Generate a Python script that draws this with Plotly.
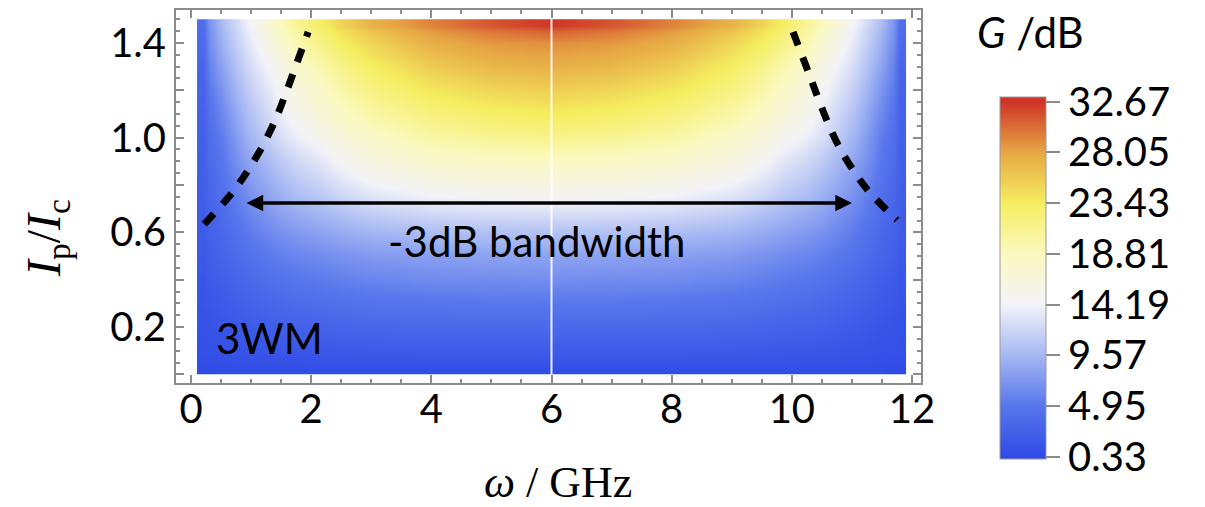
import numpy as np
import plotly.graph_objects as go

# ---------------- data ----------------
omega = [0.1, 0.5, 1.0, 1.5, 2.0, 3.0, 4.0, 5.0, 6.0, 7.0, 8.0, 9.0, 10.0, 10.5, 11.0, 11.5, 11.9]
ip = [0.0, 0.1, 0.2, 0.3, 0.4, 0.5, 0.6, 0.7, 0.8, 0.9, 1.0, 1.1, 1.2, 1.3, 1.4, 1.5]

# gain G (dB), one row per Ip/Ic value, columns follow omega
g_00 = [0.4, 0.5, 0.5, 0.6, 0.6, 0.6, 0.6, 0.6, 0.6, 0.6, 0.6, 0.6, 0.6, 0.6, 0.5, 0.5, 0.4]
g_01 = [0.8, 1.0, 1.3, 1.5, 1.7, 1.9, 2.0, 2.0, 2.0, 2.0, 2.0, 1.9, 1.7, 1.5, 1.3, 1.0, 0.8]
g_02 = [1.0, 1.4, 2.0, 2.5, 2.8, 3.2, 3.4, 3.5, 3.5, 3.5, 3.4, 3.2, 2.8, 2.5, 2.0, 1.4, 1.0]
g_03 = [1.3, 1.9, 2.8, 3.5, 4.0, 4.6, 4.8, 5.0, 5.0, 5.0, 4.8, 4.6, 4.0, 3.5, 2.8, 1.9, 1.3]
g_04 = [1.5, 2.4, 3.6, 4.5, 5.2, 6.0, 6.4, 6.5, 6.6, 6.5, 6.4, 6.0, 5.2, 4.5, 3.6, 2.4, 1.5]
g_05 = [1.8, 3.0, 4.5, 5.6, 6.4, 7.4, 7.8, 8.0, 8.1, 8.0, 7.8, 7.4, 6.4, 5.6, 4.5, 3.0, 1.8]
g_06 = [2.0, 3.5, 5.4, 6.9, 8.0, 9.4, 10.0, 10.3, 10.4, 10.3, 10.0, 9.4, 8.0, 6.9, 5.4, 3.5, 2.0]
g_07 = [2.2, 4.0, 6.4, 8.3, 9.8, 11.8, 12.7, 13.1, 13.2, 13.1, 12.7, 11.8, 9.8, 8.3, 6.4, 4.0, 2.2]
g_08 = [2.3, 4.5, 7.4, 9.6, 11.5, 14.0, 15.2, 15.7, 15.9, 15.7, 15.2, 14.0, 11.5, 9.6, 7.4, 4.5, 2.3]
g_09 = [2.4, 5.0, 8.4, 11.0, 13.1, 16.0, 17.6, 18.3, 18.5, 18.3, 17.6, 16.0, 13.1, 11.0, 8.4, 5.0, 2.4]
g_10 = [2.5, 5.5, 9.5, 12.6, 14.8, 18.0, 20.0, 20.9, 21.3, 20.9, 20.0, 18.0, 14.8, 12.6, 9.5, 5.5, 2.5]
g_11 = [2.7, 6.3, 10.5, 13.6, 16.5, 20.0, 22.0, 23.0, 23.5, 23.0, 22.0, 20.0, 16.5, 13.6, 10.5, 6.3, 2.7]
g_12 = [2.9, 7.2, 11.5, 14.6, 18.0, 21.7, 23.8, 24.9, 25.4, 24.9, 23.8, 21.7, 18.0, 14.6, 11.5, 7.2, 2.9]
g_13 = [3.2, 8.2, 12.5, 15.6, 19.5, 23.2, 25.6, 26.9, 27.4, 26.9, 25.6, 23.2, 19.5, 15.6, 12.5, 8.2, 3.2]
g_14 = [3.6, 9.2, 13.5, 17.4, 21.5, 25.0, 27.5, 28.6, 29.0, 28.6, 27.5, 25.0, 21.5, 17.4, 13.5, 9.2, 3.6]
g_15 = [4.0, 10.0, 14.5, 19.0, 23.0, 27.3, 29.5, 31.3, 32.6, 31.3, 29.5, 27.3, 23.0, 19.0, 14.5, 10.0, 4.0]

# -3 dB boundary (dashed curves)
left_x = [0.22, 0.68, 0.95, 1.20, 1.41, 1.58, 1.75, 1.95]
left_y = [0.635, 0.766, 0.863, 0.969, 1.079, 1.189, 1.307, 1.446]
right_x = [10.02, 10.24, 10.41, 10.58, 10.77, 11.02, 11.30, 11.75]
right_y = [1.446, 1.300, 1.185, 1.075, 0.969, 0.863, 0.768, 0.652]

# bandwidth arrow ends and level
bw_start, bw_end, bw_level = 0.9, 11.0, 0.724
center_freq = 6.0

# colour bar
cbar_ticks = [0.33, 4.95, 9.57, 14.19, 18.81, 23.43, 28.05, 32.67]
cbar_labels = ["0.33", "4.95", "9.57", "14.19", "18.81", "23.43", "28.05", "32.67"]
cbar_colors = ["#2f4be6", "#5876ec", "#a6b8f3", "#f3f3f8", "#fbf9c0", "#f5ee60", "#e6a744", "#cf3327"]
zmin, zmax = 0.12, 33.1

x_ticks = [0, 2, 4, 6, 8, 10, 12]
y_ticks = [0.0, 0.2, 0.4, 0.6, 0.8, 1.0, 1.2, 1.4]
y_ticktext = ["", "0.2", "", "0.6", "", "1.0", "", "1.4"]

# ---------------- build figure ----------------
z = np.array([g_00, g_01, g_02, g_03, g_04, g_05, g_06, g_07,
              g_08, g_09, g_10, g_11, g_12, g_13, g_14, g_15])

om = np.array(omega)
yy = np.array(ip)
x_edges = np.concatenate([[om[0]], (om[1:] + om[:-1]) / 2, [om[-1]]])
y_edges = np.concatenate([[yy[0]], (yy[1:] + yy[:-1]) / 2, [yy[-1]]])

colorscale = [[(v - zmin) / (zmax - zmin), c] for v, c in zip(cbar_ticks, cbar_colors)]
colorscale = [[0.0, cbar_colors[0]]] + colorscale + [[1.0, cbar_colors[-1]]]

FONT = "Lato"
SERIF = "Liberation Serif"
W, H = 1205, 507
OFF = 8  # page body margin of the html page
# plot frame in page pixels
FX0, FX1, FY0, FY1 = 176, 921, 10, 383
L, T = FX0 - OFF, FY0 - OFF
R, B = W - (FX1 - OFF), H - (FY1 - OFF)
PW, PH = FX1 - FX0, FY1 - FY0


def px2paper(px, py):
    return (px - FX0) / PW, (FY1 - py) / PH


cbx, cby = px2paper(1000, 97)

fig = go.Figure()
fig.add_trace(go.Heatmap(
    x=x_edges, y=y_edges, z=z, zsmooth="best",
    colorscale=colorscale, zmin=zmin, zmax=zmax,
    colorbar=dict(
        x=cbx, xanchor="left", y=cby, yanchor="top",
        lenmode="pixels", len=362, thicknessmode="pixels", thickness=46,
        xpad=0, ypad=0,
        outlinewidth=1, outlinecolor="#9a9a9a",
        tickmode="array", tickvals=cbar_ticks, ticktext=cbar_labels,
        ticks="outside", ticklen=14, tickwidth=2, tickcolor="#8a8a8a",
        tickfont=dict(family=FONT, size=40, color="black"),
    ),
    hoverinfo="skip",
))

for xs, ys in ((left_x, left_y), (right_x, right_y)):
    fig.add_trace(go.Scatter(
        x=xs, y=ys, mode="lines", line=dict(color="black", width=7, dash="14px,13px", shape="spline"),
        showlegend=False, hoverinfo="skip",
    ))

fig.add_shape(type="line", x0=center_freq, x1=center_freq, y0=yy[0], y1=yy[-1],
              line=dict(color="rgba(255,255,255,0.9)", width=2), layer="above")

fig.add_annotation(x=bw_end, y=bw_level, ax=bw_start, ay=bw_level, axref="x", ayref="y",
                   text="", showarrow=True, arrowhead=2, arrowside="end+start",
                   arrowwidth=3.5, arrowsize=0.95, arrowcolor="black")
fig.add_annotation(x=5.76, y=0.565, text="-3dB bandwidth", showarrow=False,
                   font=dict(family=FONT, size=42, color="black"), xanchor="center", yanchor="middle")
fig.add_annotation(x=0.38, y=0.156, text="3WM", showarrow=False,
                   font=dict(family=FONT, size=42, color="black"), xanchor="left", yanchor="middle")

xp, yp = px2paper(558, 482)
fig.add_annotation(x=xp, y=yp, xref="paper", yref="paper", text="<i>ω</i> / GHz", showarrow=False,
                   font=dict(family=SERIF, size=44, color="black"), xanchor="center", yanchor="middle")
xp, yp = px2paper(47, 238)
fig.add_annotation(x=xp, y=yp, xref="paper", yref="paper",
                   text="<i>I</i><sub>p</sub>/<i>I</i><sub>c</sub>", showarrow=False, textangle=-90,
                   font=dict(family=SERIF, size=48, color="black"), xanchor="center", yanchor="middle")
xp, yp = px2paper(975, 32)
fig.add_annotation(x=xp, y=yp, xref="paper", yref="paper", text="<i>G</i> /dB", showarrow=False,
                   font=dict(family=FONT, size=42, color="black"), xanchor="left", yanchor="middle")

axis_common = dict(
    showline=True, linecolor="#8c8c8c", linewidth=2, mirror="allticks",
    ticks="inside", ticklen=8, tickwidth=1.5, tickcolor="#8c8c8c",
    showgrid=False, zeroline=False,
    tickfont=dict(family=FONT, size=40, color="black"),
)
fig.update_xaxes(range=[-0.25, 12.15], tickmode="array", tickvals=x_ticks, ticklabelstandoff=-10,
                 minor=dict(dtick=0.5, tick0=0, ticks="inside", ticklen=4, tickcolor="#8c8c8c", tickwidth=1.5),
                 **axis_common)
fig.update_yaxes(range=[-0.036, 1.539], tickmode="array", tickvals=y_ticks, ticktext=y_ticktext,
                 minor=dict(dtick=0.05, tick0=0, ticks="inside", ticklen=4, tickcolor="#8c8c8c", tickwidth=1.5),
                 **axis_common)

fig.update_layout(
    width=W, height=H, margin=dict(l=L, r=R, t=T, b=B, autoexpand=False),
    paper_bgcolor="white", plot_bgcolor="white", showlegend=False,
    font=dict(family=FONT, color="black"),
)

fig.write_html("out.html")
════════════════
[Problem statement] Up to and including the line with "14.5, 10.0, 4.0]", copy the data above from its first line. Skip pictures.

[Task result]
Generate a Python script that draws this with Plotly.
import numpy as np
import plotly.graph_objects as go

# ---------------- data ----------------
omega = [0.1, 0.5, 1.0, 1.5, 2.0, 3.0, 4.0, 5.0, 6.0, 7.0, 8.0, 9.0, 10.0, 10.5, 11.0, 11.5, 11.9]
ip = [0.0, 0.1, 0.2, 0.3, 0.4, 0.5, 0.6, 0.7, 0.8, 0.9, 1.0, 1.1, 1.2, 1.3, 1.4, 1.5]

# gain G (dB), one row per Ip/Ic value, columns follow omega
g_00 = [0.4, 0.5, 0.5, 0.6, 0.6, 0.6, 0.6, 0.6, 0.6, 0.6, 0.6, 0.6, 0.6, 0.6, 0.5, 0.5, 0.4]
g_01 = [0.8, 1.0, 1.3, 1.5, 1.7, 1.9, 2.0, 2.0, 2.0, 2.0, 2.0, 1.9, 1.7, 1.5, 1.3, 1.0, 0.8]
g_02 = [1.0, 1.4, 2.0, 2.5, 2.8, 3.2, 3.4, 3.5, 3.5, 3.5, 3.4, 3.2, 2.8, 2.5, 2.0, 1.4, 1.0]
g_03 = [1.3, 1.9, 2.8, 3.5, 4.0, 4.6, 4.8, 5.0, 5.0, 5.0, 4.8, 4.6, 4.0, 3.5, 2.8, 1.9, 1.3]
g_04 = [1.5, 2.4, 3.6, 4.5, 5.2, 6.0, 6.4, 6.5, 6.6, 6.5, 6.4, 6.0, 5.2, 4.5, 3.6, 2.4, 1.5]
g_05 = [1.8, 3.0, 4.5, 5.6, 6.4, 7.4, 7.8, 8.0, 8.1, 8.0, 7.8, 7.4, 6.4, 5.6, 4.5, 3.0, 1.8]
g_06 = [2.0, 3.5, 5.4, 6.9, 8.0, 9.4, 10.0, 10.3, 10.4, 10.3, 10.0, 9.4, 8.0, 6.9, 5.4, 3.5, 2.0]
g_07 = [2.2, 4.0, 6.4, 8.3, 9.8, 11.8, 12.7, 13.1, 13.2, 13.1, 12.7, 11.8, 9.8, 8.3, 6.4, 4.0, 2.2]
g_08 = [2.3, 4.5, 7.4, 9.6, 11.5, 14.0, 15.2, 15.7, 15.9, 15.7, 15.2, 14.0, 11.5, 9.6, 7.4, 4.5, 2.3]
g_09 = [2.4, 5.0, 8.4, 11.0, 13.1, 16.0, 17.6, 18.3, 18.5, 18.3, 17.6, 16.0, 13.1, 11.0, 8.4, 5.0, 2.4]
g_10 = [2.5, 5.5, 9.5, 12.6, 14.8, 18.0, 20.0, 20.9, 21.3, 20.9, 20.0, 18.0, 14.8, 12.6, 9.5, 5.5, 2.5]
g_11 = [2.7, 6.3, 10.5, 13.6, 16.5, 20.0, 22.0, 23.0, 23.5, 23.0, 22.0, 20.0, 16.5, 13.6, 10.5, 6.3, 2.7]
g_12 = [2.9, 7.2, 11.5, 14.6, 18.0, 21.7, 23.8, 24.9, 25.4, 24.9, 23.8, 21.7, 18.0, 14.6, 11.5, 7.2, 2.9]
g_13 = [3.2, 8.2, 12.5, 15.6, 19.5, 23.2, 25.6, 26.9, 27.4, 26.9, 25.6, 23.2, 19.5, 15.6, 12.5, 8.2, 3.2]
g_14 = [3.6, 9.2, 13.5, 17.4, 21.5, 25.0, 27.5, 28.6, 29.0, 28.6, 27.5, 25.0, 21.5, 17.4, 13.5, 9.2, 3.6]
g_15 = [4.0, 10.0, 14.5, 19.0, 23.0, 27.3, 29.5, 31.3, 32.6, 31.3, 29.5, 27.3, 23.0, 19.0, 14.5, 10.0, 4.0]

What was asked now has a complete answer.